As the eldest son of the Taira clan – one of the four most powerful clans in Japan at the time, Taira no Shigemor’s image is that of a gentle and calm all-rounder. He was a buddhis. At that time, Buddhists in Japan and China believe in karma, they would do more good deeds so that they would have happiness in afterlife. During the Spring Festival in ancient China, the rich people would ask their servants to secretly put pieces of silver wrapped in paper on the windowsill of the poor people, which was also a practice of accumulating virtues. In order to accumulate more virtues so that his descendants could be blessed, Taira no Shigemor decided to plant some good roots abroad, in China specifically.
Taira no Shigemor found a ship owner with a reputation for honesty and prepared 3,500 liangs of gold (1 liang = 37.3 grams). He told the ship owner to keep 500 liangs as the reward of shipping the rest 3,000 liangs to China, of which 1,000 liangs would be presented to the monks of Yuwang Mountain and 2,000 to the emperor of China.
The ship owner arrived China successfully and made the donation to the monks and the emperor. The Chinese emperor at the time Zhao Shen was moved and granted equivalent of 500 hectares of land to Yuwang Mountain in the name of Taira. And the Longquan kiln celadon tea bowl was sent back to Taira no Shigemor as a gift.

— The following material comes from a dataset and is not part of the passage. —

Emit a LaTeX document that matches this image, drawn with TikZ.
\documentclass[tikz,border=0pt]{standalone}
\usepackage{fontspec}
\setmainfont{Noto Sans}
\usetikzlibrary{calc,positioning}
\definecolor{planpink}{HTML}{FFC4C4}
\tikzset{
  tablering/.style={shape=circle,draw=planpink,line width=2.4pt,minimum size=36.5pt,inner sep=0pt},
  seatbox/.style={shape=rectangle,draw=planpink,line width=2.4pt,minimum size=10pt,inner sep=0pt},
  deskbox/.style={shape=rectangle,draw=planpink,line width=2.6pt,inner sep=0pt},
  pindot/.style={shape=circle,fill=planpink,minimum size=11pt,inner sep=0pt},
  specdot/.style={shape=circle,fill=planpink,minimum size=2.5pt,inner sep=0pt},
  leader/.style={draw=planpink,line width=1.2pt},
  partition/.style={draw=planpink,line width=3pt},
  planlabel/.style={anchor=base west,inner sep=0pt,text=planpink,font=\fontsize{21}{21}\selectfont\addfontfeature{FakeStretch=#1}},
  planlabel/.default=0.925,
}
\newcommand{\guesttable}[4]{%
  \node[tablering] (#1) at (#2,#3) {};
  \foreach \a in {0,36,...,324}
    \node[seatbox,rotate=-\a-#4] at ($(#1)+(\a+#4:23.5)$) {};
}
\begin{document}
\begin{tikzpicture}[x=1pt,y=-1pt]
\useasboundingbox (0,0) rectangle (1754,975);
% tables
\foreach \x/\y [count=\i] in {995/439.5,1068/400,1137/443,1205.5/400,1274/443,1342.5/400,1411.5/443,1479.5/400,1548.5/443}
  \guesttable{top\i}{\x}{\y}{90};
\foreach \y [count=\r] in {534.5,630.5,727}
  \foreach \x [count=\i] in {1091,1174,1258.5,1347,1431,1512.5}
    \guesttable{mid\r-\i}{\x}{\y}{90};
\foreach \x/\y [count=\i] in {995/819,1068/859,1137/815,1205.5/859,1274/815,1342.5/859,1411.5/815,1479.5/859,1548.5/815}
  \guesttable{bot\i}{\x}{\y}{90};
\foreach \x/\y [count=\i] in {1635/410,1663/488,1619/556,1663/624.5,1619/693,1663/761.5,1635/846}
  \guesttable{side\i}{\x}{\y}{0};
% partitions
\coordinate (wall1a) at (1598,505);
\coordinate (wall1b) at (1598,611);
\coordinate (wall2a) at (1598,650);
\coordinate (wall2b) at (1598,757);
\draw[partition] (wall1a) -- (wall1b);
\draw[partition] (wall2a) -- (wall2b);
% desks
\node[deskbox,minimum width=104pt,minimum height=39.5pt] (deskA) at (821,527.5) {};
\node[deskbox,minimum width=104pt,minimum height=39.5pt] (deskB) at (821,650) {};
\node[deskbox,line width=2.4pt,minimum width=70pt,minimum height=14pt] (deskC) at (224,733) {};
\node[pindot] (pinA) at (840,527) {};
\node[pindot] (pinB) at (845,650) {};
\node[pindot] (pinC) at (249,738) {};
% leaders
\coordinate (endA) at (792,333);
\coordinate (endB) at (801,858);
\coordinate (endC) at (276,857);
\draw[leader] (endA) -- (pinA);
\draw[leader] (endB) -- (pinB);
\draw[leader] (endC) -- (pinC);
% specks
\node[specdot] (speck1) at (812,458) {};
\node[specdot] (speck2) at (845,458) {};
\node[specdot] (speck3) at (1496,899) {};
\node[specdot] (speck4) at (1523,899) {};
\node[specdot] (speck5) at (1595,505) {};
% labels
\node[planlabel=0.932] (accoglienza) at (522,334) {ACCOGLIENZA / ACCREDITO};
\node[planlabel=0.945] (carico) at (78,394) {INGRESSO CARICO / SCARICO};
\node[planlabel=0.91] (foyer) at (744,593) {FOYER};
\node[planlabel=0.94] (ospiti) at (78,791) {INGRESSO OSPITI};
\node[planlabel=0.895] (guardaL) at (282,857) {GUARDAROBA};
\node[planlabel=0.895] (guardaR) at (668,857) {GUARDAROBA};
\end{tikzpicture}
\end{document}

Donating gold abroad showed that the Taira clan was powerful and influencial. The rise of the Taira clan intensified the conflicts with another clan, the Minamoto clan, which eventually led to a civil war, known as the Genpei War, which ended in failure for Taira clan.

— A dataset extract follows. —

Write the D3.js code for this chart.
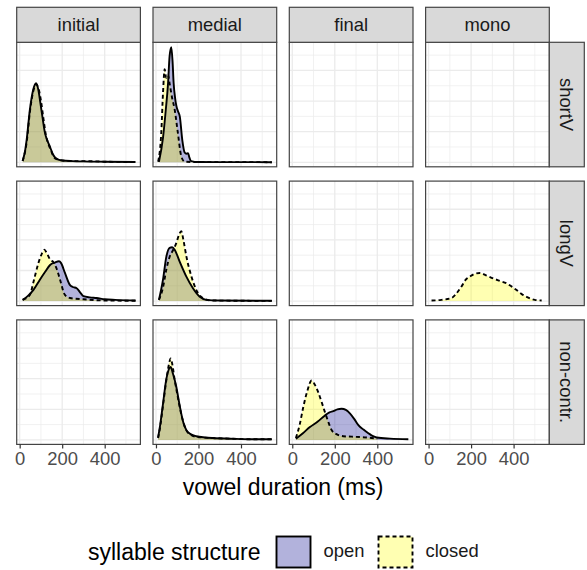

The bowl was passed around families in Japan. More than 200 years later it became the collection of Shogun Ashikaga Yoshimasa (8th ruler of the Muromachi period). But the bottom has cracked. He asked the envoy to China to bring the bowl to China. He hoped that the Chinese emperor Yongle of the Ming Dynasty could change it to an undamaged bowl with the same style and quality.

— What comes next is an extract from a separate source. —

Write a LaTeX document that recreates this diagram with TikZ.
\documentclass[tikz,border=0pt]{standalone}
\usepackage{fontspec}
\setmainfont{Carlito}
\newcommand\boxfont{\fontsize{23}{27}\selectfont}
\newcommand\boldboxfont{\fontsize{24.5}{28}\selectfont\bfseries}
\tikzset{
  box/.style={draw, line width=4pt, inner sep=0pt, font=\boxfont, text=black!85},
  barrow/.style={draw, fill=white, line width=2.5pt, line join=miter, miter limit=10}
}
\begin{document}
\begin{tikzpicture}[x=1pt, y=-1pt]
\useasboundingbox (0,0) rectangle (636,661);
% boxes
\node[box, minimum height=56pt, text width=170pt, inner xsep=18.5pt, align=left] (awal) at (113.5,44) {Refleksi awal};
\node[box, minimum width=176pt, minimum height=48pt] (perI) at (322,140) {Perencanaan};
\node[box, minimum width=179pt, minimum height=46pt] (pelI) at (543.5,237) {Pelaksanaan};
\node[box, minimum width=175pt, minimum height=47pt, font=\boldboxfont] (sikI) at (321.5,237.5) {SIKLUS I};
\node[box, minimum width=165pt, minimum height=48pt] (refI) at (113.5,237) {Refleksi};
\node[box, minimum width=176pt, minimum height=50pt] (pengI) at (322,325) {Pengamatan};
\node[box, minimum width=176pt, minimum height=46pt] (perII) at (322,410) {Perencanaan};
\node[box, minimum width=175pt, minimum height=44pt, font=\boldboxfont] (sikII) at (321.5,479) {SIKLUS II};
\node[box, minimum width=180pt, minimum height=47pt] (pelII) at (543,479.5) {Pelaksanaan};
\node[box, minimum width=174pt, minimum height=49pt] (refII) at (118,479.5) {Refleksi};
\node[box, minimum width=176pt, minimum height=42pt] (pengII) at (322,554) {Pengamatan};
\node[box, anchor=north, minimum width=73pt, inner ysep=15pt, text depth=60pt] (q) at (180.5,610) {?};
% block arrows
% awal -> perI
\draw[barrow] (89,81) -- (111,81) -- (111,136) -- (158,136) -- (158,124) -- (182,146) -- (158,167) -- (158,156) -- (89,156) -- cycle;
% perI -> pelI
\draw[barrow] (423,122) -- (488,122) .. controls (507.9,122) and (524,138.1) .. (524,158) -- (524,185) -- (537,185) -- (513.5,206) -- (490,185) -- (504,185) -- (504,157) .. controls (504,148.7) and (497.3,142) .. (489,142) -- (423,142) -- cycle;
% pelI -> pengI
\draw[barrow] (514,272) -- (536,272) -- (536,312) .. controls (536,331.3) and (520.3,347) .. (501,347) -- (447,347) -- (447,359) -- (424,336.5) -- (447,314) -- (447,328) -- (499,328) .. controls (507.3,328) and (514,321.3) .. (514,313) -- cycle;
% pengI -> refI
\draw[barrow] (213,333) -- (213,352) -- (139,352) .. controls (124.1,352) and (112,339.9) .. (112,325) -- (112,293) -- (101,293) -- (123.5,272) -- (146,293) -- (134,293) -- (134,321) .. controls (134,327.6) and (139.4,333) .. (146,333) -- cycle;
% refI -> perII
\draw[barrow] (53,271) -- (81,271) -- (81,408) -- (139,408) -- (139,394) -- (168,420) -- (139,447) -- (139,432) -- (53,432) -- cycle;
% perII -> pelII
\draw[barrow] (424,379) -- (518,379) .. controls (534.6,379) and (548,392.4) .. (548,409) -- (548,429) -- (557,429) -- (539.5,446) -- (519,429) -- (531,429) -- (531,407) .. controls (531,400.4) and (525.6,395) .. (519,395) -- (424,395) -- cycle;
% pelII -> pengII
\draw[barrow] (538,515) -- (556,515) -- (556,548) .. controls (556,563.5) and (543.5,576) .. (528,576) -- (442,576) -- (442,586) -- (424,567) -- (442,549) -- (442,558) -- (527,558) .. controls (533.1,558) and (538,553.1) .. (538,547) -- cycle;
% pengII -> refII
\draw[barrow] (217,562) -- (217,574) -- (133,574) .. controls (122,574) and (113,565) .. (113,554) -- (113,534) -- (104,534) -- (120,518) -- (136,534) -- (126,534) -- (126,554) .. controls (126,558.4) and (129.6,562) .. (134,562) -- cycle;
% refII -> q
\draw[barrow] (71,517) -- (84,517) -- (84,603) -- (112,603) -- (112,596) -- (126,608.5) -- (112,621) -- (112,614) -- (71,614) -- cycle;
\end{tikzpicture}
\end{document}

But from the Southern Song dynasty to the Ming Dynasty, the style of celadon had changed and it was impossible to get the same thing again. The emperor Yongle had to ask a craftsman to perform the Juci repairing method and sent the repaired bowl back. The nails that mended the crack were thin on both ends and thick in the middle, just like the shape of leech, so it was called leech nail tie.
Sure it was not perfect, but imperfect beauty has always been aesthetically praised in Japan. Since then the evaluation of this bowl is higher and higher. After collected by several other historical figures, in the 1970s, this tea bowl finally found its place in the Tokyo National Museum. The history of the bowl is more valuable than the object itself. There’s a lesson for us to learn: embrace the imperfection and appreciate beauty in every unique feature in things and in life.